Missing value strategy
Each sensor is configured with a so-called 'missing-value-strategy' (MVS), found in the 'advanced' section of the sensor's page in the Admin app. This setting can affect how your scripts behave when the input sensor's timestore is unable to return a requested value.
- The MVS is only applied if, even after waiting (as described above), the timestore cannot return a last known value, either because:
- It is entirely empty.
- It doesn't (yet) have a value for a past timestamp at which the script queries.
- The script queries at a timestamp beyond the timestore's limits.
- The MVS has two possible settings. By default, it is set to 'do nothing'. If new data is not found, the script will go into a 'suspended' mode. It will stop executing at its configured frequency and will instead sit and wait until one of its input sensors produces a new value.
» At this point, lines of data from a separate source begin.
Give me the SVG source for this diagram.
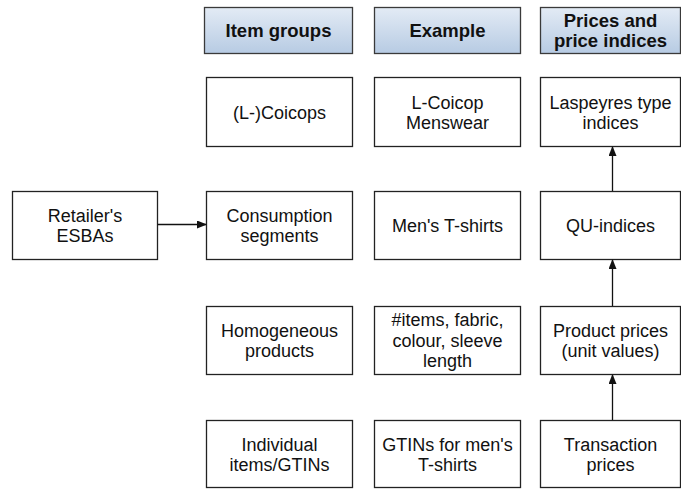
<svg xmlns="http://www.w3.org/2000/svg" width="681" height="489" viewBox="0 0 681 489">
<style>
.box{fill:#fff;stroke:#222;stroke-width:1.3}
.hdr{fill:url(#hg);stroke:#3a3a3a;stroke-width:1.3}
.t{font-family:"Liberation Sans",Arial,sans-serif;font-size:18px;fill:#111;text-anchor:middle}
.h{font-family:"Liberation Sans",Arial,sans-serif;font-size:18.5px;font-weight:bold;fill:#111;text-anchor:middle}
.c{stroke:#111;stroke-width:1.3;fill:none;marker-end:url(#ah)}
</style>
<defs>
<linearGradient id="hg" x1="0" y1="0" x2="0" y2="1">
<stop offset="0" stop-color="#e3ebf5"/>
<stop offset="1" stop-color="#b7cbe3"/>
</linearGradient>
<marker id="ah" markerWidth="10" markerHeight="8" refX="9" refY="4" orient="auto" markerUnits="userSpaceOnUse">
<path d="M0,0 L10,4 L0,8 Z" fill="#111"/>
</marker>
</defs>
<g id="hdr-item"><rect class="hdr" x="204.5" y="7.5" width="148" height="46"/><text class="h" x="278.5" y="37">Item groups</text></g>
<g id="hdr-example"><rect class="hdr" x="374.5" y="7.5" width="146" height="46"/><text class="h" x="447.5" y="37">Example</text></g>
<g id="hdr-prices"><rect class="hdr" x="540.5" y="7.5" width="140" height="46"/><text class="h" x="610.5" y="27">Prices and</text><text class="h" x="610.5" y="47">price indices</text></g>

<g id="coicops"><rect class="box" x="206.5" y="77.5" width="146" height="69"/><text class="t" x="279.5" y="119">(L-)Coicops</text></g>
<g id="menswear"><rect class="box" x="374.5" y="77.5" width="146" height="69"/><text class="t" x="447.5" y="108.5">L-Coicop</text><text class="t" x="447.5" y="129">Menswear</text></g>
<g id="laspeyres"><rect class="box" x="540.5" y="77.5" width="140" height="69"/><text class="t" x="610.5" y="108.5">Laspeyres type</text><text class="t" x="610.5" y="129">indices</text></g>

<g id="retailer"><rect class="box" x="12.5" y="191.5" width="145" height="68"/><text class="t" x="85" y="221.5">Retailer's</text><text class="t" x="85" y="242">ESBAs</text></g>
<g id="consumption"><rect class="box" x="206.5" y="191.5" width="146" height="68"/><text class="t" x="279.5" y="221.5">Consumption</text><text class="t" x="279.5" y="242">segments</text></g>
<g id="tshirts"><rect class="box" x="374.5" y="191.5" width="146" height="68"/><text class="t" x="447.5" y="232">Men's T-shirts</text></g>
<g id="qu"><rect class="box" x="540.5" y="191.5" width="140" height="68"/><text class="t" x="610.5" y="232">QU-indices</text></g>

<g id="homogeneous"><rect class="box" x="206.5" y="306.5" width="146" height="68"/><text class="t" x="279.5" y="336.5">Homogeneous</text><text class="t" x="279.5" y="357">products</text></g>
<g id="items"><rect class="box" x="374.5" y="306.5" width="146" height="68"/><text class="t" x="447.5" y="326">#items, fabric,</text><text class="t" x="447.5" y="346.5">colour, sleeve</text><text class="t" x="447.5" y="367">length</text></g>
<g id="product"><rect class="box" x="540.5" y="306.5" width="140" height="68"/><text class="t" x="610.5" y="336.5">Product prices</text><text class="t" x="610.5" y="357">(unit values)</text></g>

<g id="individual"><rect class="box" x="206.5" y="420.5" width="146" height="67"/><text class="t" x="279.5" y="450.5">Individual</text><text class="t" x="279.5" y="471">items/GTINs</text></g>
<g id="gtins"><rect class="box" x="374.5" y="420.5" width="146" height="67"/><text class="t" x="447.5" y="450.5">GTINs  for men's</text><text class="t" x="447.5" y="471">T-shirts</text></g>
<g id="transaction"><rect class="box" x="540.5" y="420.5" width="140" height="67"/><text class="t" x="610.5" y="450.5">Transaction</text><text class="t" x="610.5" y="471">prices</text></g>

<g id="connectors">
<line class="c" x1="157.5" y1="224.5" x2="206" y2="224.5"/>
<line class="c" x1="612.5" y1="420" x2="612.5" y2="375"/>
<line class="c" x1="612.5" y1="306" x2="612.5" y2="260"/>
<line class="c" x1="612.5" y1="191" x2="612.5" y2="147"/>
</g>
</svg>
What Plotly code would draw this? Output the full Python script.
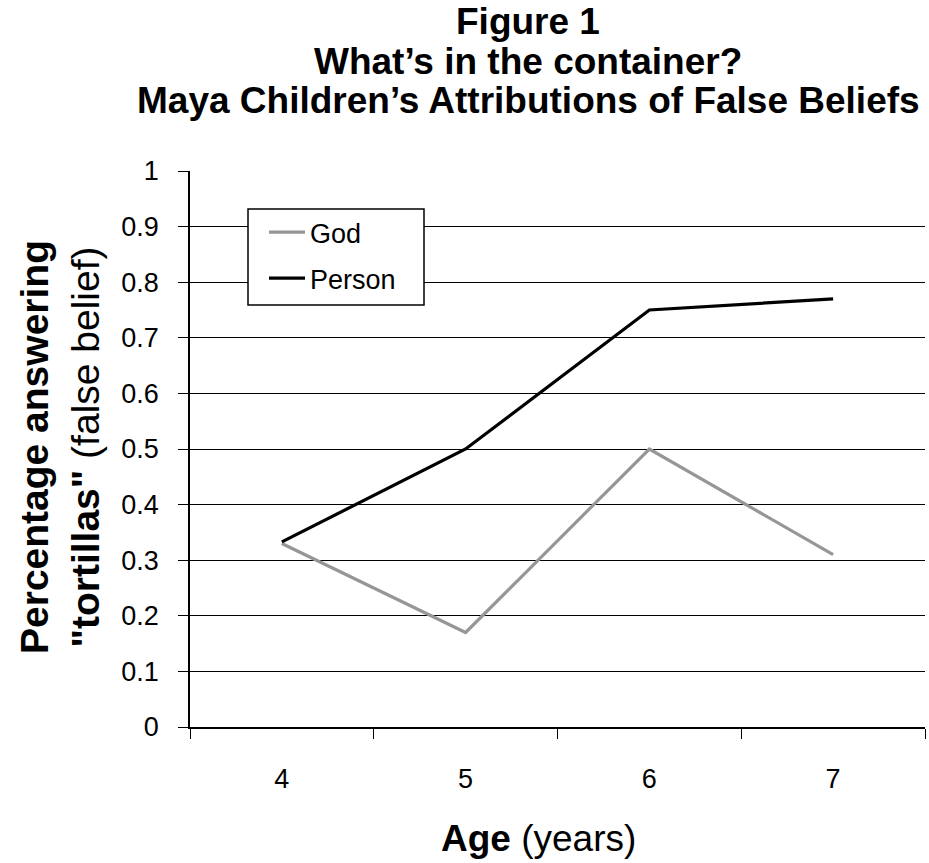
import plotly.graph_objects as go

ages = ["4", "5", "6", "7"]
god = [0.33, 0.17, 0.50, 0.31]
person = [0.333, 0.50, 0.75, 0.77]
y_ticks = [0, 0.1, 0.2, 0.3, 0.4, 0.5, 0.6, 0.7, 0.8, 0.9, 1]
title_lines = [
    "Figure 1",
    "What’s in the container?",
    "Maya Children’s Attributions of False Beliefs",
]

FONT = "Liberation Sans, Arial, sans-serif"

# plot area in pixels
L, R, T, B = 190, 925, 171, 727
W, H = 929, 863
PW, PH = R - L, B - T


def px_x(x):
    return (x - L) / PW


def px_y(y):
    return (B - y) / PH


fig = go.Figure()

fig.add_trace(go.Scatter(
    x=ages, y=god, name="God", mode="lines", legendgroup="g",
    line=dict(color="#969696", width=3.2)
))
fig.add_trace(go.Scatter(
    x=ages, y=person, name="Person", mode="lines", legendgroup="p",
    line=dict(color="black", width=3.2)
))

annotations = []
for i, line in enumerate(title_lines):
    annotations.append(dict(
        text="<b>" + line + "</b>",
        x=px_x(528), xref="paper", xanchor="center",
        y=px_y(22 + 39.5 * i), yref="paper", yanchor="middle",
        showarrow=False, font=dict(size=37)
    ))

annotations.append(dict(
    text="<b>Age</b> (years)",
    x=px_x(538), xref="paper", xanchor="center",
    y=px_y(838), yref="paper", yanchor="middle",
    showarrow=False, font=dict(size=37)
))
annotations.append(dict(
    text="<b>Percentage answering</b><br>"
         "<b>\"tortillas\"</b> (false belief)",
    textangle=-90,
    x=px_x(60), xref="paper", xanchor="center",
    y=px_y(447), yref="paper", yanchor="middle",
    showarrow=False, font=dict(size=39)
))

fig.update_layout(
    width=W,
    height=H,
    paper_bgcolor="white",
    plot_bgcolor="white",
    font=dict(family=FONT, color="black", size=27),
    margin=dict(l=L, r=W - R, t=T, b=H - B, autoexpand=False),
    showlegend=True,
    legend=dict(
        x=px_x(264), xanchor="left",
        y=px_y(208), yanchor="top",
        bgcolor="rgba(0,0,0,0)",
        borderwidth=0,
        font=dict(size=27),
        tracegroupgap=8,
        itemwidth=36
    ),
    xaxis=dict(
        type="category",
        range=[-0.5, 3.5],
        tickson="boundaries",
        ticks="outside",
        ticklen=10,
        tickcolor="black",
        showgrid=False,
        showline=True,
        linecolor="black",
        linewidth=1.5,
        ticklabelstandoff=27,
        tickfont=dict(size=27)
    ),
    yaxis=dict(
        range=[0, 1],
        tickvals=y_ticks,
        ticks="outside",
        ticklen=10,
        tickcolor="black",
        showgrid=True,
        gridcolor="black",
        gridwidth=1.2,
        showline=True,
        linecolor="black",
        linewidth=1.5,
        zeroline=False,
        ticklabelstandoff=14,
        tickfont=dict(size=27)
    ),
    shapes=[dict(
        type="rect", xref="paper", yref="paper", layer="above",
        x0=px_x(248), x1=px_x(424), y0=px_y(209), y1=px_y(305),
        fillcolor="white", line=dict(color="black", width=1.5)
    )],
    annotations=annotations
)

# drop the page's default 8px body margin so the figure fills the window
fig.write_html(
    "out.html",
    config={"displayModeBar": False},
    post_script="document.body.style.margin='0';"
)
When that happens, the script goes back to its 'initial' state and waits for its next execution cycle to be triggered (i.e. at the configured frequency).
- When the second setting ('use 0 as value') is selected, the input sensor will return the value '0' if no actual value at or before the requested time can be found. This allows the script to resolve. Use this setting if you wish to jump start a script with input sensors that have not yet produced the necessary amount of data (for instance because they are new) and a returned '0' value is sufficient. We recommend changing this back to the default setting once the sensor has produced the data necessary to get the script running.
- Note that a single input sensor doesn't necessarily determine the script's response, namely if a single input sensor fails to return a value (i.e. it has the 'do nothing' strategy configured & its timestore didn't contain a last known value for the queried timestamp) the script will do nothing, regardless of the strategies of its other input sensors, because the script can only resolve if all of its input sensors return a value (be it an actual last known value, or the default of 0).
- If the script references data values before those values have been generated, then the script will first wait up to 5 seconds and try again. If there are still no values at or before the referenced time, then the script will fall back to its missing-value-strategy, the default setting of which is to go into 'suspended' mode. This applies not only when referencing sensors but also to values generated within the same script. When referencing a sensor which at that moment has no previous data in its timestore, there are three options:
- Wait until all input sensors have produced the data required, before activating the script.
- If the script requires past data from an output sensor, a separate script can provide that sensor with some initial datapoint(s).
- The missing-value-strategy (found in the 'advanced' section of the sensor's page in the Admin app) is configured to 'Use 0 as value'. We recommend changing this back to the default setting once the sensor has produced enough data to get the script running.
Script A refers to the data value produced by Sensor X, 30 mins ago. Thus, Sensor X needs to produce data for at least 30 mins before Script A is activated.
Script B refers to the data value produced by the script at an earlier point. This means that a script output sensor is also used as an input sensor. Either a second script should be configured that provides the sensor in question with values for the required duration or the missing value strategy could be changed temporarily.